-- start Recorded information --

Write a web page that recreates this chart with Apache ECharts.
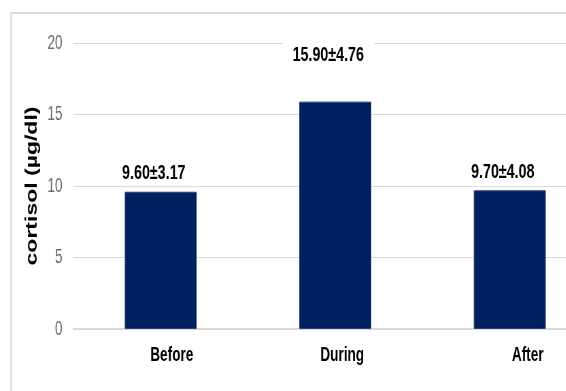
<!DOCTYPE html>
<html>
<head>
<meta charset="utf-8">
<script src="https://cdn.jsdelivr.net/npm/echarts@6/dist/echarts.min.js"></script>
<style>
  html, body { margin: 0; padding: 0; width: 566px; height: 391px; overflow: hidden; background: #fff; }
  /* chart is laid out wide, then condensed horizontally */
  #wrap { width: 900px; height: 391px; transform: scaleX(0.68); transform-origin: 0 0; }
</style>
</head>
<body>
<div id="wrap"></div>
<script>
// Cortisol level (mean ± SD) by phase
const phases = ['Before', 'During', 'After'];
const cortisolMean = [9.60, 15.90, 9.70];
const cortisolSD = [3.17, 4.76, 4.08];
const yTicks = { min: 0, max: 20, step: 5 };

const SX = 0.68;               // horizontal condensing factor of the wrapper
const px = v => v / SX;        // on-screen x distance -> layout units

const chart = echarts.init(document.getElementById('wrap'), null, { renderer: 'canvas' });

// extra horizontal shifts of category names / vertical lift of value labels (screen px)
const nameShift = [11, 7, 18];
const valueLabelLift = [0, 28, 0];

const categoryData = phases.map((p, i) => ({
  value: p,
  textStyle: { padding: [0, 0, 0, px(nameShift[i]) * 2] }
}));

const barData = cortisolMean.map((m, i) => ({
  value: m,
  label: { offset: [px(-7), -valueLabelLift[i]] }
}));

chart.setOption({
  backgroundColor: '#ffffff',
  animation: false,
  graphic: [{
    type: 'rect',
    shape: { x: px(11), y: 13, width: 2000, height: 1000 },
    style: { fill: 'none', stroke: '#d9d9d9', lineWidth: 2 },
    z: -1
  }],
  grid: { left: px(73.5), top: 43, width: px(174.5 * 3), bottom: 62, containLabel: false },
  xAxis: {
    type: 'category',
    data: categoryData,
    axisTick: { show: false },
    axisLine: { show: true, lineStyle: { color: '#d9d9d9', width: 2 } },
    axisLabel: {
      margin: 16,
      color: '#000',
      fontFamily: 'Liberation Sans',
      fontWeight: 'bold',
      fontSize: 20
    }
  },
  yAxis: {
    type: 'value',
    min: yTicks.min,
    max: yTicks.max,
    interval: yTicks.step,
    name: 'cortisol (µg/dl)',
    nameLocation: 'middle',
    nameRotate: 90,
    nameGap: px(23),
    nameTextStyle: {
      color: '#000',
      fontFamily: 'Liberation Sans',
      fontWeight: 'bold',
      fontSize: 23
    },
    axisLine: { show: false },
    axisTick: { show: false },
    splitLine: { lineStyle: { color: '#d9d9d9', width: 1 } },
    axisLabel: {
      margin: px(11),
      color: '#6b6b6b',
      fontFamily: 'Liberation Sans',
      fontSize: 20
    }
  },
  series: [{
    type: 'bar',
    data: barData,
    barWidth: px(72),
    itemStyle: { color: '#002060', borderColor: '#27457a', borderWidth: 1 },
    label: {
      show: true,
      position: 'top',
      distance: 6,
      formatter: p => cortisolMean[p.dataIndex].toFixed(2) + '±' + cortisolSD[p.dataIndex].toFixed(2),
      color: '#000',
      fontFamily: 'Liberation Sans',
      fontWeight: 'bold',
      fontSize: 21,
      backgroundColor: '#ffffff',
      padding: [2, px(10)]
    }
  }]
});
</script>
</body>
</html>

-- end Recorded information --

* _What is required_
Extract all the data above exactly, excluding every picture.

* _Solution to this problem_
Write a web page that recreates this chart with Apache ECharts.
<!DOCTYPE html>
<html>
<head>
<meta charset="utf-8">
<script src="https://cdn.jsdelivr.net/npm/echarts@6/dist/echarts.min.js"></script>
<style>
  html, body { margin: 0; padding: 0; width: 566px; height: 391px; overflow: hidden; background: #fff; }
  /* chart is laid out wide, then condensed horizontally */
  #wrap { width: 900px; height: 391px; transform: scaleX(0.68); transform-origin: 0 0; }
</style>
</head>
<body>
<div id="wrap"></div>
<script>
// Cortisol level (mean ± SD) by phase
const phases = ['Before', 'During', 'After'];
const cortisolMean = [9.60, 15.90, 9.70];
const cortisolSD = [3.17, 4.76, 4.08];
const yTicks = { min: 0, max: 20, step: 5 };

const SX = 0.68;               // horizontal condensing factor of the wrapper
const px = v => v / SX;        // on-screen x distance -> layout units

const chart = echarts.init(document.getElementById('wrap'), null, { renderer: 'canvas' });

// extra horizontal shifts of category names / vertical lift of value labels (screen px)
const nameShift = [11, 7, 18];
const valueLabelLift = [0, 28, 0];

const categoryData = phases.map((p, i) => ({
  value: p,
  textStyle: { padding: [0, 0, 0, px(nameShift[i]) * 2] }
}));

const barData = cortisolMean.map((m, i) => ({
  value: m,
  label: { offset: [px(-7), -valueLabelLift[i]] }
}));

chart.setOption({
  backgroundColor: '#ffffff',
  animation: false,
  graphic: [{
    type: 'rect',
    shape: { x: px(11), y: 13, width: 2000, height: 1000 },
    style: { fill: 'none', stroke: '#d9d9d9', lineWidth: 2 },
    z: -1
  }],
  grid: { left: px(73.5), top: 43, width: px(174.5 * 3), bottom: 62, containLabel: false },
  xAxis: {
    type: 'category',
    data: categoryData,
    axisTick: { show: false },
    axisLine: { show: true, lineStyle: { color: '#d9d9d9', width: 2 } },
    axisLabel: {
      margin: 16,
      color: '#000',
      fontFamily: 'Liberation Sans',
      fontWeight: 'bold',
      fontSize: 20
    }
  },
  yAxis: {
    type: 'value',
    min: yTicks.min,
    max: yTicks.max,
    interval: yTicks.step,
    name: 'cortisol (µg/dl)',
    nameLocation: 'middle',
    nameRotate: 90,
    nameGap: px(23),
    nameTextStyle: {
      color: '#000',
      fontFamily: 'Liberation Sans',
      fontWeight: 'bold',
      fontSize: 23
    },
    axisLine: { show: false },
    axisTick: { show: false },
    splitLine: { lineStyle: { color: '#d9d9d9', width: 1 } },
    axisLabel: {
      margin: px(11),
      color: '#6b6b6b',
      fontFamily: 'Liberation Sans',
      fontSize: 20
    }
  },
  series: [{
    type: 'bar',
    data: barData,
    barWidth: px(72),
    itemStyle: { color: '#002060', borderColor: '#27457a', borderWidth: 1 },
    label: {
      show: true,
      position: 'top',
      distance: 6,
      formatter: p => cortisolMean[p.dataIndex].toFixed(2) + '±' + cortisolSD[p.dataIndex].toFixed(2),
      color: '#000',
      fontFamily: 'Liberation Sans',
      fontWeight: 'bold',
      fontSize: 21,
      backgroundColor: '#ffffff',
      padding: [2, px(10)]
    }
  }]
});
</script>
</body>
</html>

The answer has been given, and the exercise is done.